**Entries taken from a collection**
·····
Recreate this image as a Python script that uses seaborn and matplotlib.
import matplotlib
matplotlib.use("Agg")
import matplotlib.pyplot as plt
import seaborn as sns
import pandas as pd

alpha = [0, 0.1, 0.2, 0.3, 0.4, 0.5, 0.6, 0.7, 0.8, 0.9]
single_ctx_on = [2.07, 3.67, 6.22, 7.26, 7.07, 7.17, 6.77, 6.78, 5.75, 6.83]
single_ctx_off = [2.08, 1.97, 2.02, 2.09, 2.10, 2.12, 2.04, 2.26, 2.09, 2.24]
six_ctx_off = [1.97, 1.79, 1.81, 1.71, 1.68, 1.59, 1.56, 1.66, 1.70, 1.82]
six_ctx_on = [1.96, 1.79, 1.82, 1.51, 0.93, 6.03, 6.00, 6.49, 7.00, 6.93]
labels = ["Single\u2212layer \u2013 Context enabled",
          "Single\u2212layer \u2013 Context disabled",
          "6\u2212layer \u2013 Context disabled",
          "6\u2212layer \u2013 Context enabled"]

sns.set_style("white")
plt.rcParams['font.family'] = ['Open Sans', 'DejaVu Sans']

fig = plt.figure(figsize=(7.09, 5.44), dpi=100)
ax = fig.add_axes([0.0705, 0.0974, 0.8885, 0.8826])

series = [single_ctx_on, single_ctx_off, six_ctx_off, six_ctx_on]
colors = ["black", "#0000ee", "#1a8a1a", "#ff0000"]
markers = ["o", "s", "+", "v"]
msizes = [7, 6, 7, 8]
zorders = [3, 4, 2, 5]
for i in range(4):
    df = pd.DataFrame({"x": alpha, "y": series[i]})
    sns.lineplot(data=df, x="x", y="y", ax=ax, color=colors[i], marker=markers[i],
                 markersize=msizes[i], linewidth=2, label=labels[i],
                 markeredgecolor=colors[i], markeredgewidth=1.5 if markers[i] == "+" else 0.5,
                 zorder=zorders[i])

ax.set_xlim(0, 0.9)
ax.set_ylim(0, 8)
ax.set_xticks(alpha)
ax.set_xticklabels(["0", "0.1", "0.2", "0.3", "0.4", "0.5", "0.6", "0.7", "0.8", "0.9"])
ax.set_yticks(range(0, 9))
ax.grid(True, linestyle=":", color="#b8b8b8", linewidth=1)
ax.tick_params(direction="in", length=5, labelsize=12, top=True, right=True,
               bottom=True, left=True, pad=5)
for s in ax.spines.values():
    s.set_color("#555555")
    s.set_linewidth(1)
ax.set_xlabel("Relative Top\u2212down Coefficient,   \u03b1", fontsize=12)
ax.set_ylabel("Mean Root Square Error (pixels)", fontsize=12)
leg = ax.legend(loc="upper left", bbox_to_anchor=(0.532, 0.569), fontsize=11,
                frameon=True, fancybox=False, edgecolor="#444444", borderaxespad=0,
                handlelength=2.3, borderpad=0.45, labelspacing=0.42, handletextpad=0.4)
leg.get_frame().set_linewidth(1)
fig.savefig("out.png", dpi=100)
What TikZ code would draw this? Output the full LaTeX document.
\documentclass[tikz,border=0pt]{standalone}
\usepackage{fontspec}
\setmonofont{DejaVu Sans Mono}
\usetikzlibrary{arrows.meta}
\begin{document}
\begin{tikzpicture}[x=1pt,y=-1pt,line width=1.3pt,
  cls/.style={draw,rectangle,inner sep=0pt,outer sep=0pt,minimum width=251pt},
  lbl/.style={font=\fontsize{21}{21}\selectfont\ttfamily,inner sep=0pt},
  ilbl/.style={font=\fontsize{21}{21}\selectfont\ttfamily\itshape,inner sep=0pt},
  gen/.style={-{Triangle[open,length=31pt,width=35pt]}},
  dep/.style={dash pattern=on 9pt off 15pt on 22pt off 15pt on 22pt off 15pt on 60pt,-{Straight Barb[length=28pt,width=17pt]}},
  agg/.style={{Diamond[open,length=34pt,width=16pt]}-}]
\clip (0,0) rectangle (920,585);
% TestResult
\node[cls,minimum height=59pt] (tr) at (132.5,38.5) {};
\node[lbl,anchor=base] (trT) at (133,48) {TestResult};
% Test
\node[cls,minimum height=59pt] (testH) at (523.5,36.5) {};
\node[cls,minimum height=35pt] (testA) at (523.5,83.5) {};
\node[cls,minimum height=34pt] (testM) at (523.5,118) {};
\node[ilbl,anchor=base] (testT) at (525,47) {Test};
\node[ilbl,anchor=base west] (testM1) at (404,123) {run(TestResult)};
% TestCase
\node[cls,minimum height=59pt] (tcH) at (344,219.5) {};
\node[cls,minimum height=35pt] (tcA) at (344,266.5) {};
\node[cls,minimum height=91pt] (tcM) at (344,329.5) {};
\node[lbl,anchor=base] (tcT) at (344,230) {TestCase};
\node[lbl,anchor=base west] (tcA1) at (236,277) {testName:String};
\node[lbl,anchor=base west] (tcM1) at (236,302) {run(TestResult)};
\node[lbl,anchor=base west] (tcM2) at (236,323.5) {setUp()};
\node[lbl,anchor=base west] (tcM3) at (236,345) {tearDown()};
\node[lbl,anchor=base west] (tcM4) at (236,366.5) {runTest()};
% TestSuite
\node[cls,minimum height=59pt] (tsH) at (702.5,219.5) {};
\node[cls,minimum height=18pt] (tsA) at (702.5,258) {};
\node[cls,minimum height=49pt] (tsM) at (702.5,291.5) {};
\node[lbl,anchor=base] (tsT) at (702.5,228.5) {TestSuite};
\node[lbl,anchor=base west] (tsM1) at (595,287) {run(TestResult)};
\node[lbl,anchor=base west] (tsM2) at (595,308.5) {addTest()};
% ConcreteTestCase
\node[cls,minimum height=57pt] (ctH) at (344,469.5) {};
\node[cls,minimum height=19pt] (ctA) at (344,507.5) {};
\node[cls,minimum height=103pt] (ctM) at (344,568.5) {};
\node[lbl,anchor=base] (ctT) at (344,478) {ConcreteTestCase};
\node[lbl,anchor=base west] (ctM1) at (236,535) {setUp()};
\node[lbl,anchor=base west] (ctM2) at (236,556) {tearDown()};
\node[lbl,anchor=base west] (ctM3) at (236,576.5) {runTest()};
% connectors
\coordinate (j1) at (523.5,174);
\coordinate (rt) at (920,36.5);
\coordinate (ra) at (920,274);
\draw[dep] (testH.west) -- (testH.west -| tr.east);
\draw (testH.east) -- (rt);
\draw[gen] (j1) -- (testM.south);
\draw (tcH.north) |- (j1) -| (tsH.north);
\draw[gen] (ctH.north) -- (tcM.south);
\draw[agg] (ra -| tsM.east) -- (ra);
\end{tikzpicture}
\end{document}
·····
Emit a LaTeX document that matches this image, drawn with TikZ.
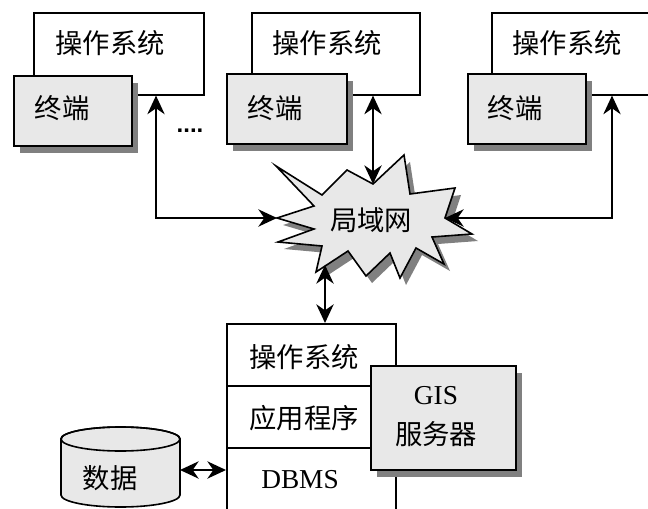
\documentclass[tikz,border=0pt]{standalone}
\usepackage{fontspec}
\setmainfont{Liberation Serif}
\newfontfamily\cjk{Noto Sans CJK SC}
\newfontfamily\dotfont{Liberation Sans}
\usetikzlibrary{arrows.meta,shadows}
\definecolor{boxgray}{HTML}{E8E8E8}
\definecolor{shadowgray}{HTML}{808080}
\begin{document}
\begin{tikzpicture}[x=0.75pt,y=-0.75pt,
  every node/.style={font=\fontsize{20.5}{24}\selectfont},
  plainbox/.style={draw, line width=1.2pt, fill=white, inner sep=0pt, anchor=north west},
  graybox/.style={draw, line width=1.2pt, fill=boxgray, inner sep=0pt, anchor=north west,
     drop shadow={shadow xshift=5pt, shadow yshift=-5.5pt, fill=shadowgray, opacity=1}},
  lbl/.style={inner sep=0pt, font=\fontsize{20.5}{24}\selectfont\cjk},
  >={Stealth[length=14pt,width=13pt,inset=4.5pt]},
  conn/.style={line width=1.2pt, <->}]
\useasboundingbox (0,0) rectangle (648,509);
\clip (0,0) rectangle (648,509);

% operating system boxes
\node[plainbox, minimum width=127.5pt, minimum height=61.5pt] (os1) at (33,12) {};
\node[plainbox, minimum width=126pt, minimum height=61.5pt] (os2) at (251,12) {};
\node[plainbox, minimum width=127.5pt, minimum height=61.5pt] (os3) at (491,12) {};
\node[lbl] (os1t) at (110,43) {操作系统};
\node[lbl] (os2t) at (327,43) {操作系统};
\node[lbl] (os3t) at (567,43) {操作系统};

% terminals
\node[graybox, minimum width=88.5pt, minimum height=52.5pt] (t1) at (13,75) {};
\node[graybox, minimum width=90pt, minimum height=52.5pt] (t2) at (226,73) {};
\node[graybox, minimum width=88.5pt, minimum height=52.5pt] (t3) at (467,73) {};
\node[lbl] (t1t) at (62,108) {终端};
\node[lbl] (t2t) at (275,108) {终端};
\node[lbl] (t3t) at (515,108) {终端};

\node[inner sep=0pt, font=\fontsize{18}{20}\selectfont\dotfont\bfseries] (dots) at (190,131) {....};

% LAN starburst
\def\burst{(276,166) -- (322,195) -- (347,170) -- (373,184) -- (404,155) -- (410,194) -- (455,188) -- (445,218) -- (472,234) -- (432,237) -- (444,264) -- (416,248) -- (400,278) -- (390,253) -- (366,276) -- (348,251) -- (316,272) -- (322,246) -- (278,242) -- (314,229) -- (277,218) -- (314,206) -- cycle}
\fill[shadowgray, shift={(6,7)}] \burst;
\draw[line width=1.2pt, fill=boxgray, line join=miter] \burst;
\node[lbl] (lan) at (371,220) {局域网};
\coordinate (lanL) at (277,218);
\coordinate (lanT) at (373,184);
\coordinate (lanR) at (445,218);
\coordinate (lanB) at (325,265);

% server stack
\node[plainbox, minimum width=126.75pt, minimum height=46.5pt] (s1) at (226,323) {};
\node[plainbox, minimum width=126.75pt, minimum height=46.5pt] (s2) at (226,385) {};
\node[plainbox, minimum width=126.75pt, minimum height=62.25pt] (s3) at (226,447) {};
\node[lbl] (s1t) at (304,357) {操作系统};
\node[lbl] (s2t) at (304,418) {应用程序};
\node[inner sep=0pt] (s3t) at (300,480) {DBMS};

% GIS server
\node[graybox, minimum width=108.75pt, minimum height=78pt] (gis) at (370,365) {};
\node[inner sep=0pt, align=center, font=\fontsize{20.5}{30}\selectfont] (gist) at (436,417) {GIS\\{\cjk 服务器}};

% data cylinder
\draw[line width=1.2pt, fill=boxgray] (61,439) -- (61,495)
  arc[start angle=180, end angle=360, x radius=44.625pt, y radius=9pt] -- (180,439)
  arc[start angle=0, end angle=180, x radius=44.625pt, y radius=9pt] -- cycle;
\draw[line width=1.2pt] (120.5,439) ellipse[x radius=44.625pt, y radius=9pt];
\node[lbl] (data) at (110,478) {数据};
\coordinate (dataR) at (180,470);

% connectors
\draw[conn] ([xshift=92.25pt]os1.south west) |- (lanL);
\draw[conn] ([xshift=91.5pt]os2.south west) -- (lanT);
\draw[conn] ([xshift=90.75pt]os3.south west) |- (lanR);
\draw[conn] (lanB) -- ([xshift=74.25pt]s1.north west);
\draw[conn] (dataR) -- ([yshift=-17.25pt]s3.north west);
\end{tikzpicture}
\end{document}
·····
**Task**
Looking at the records above, tally the lines holding "image" and reply with that number only.

**Solution for this problem**
2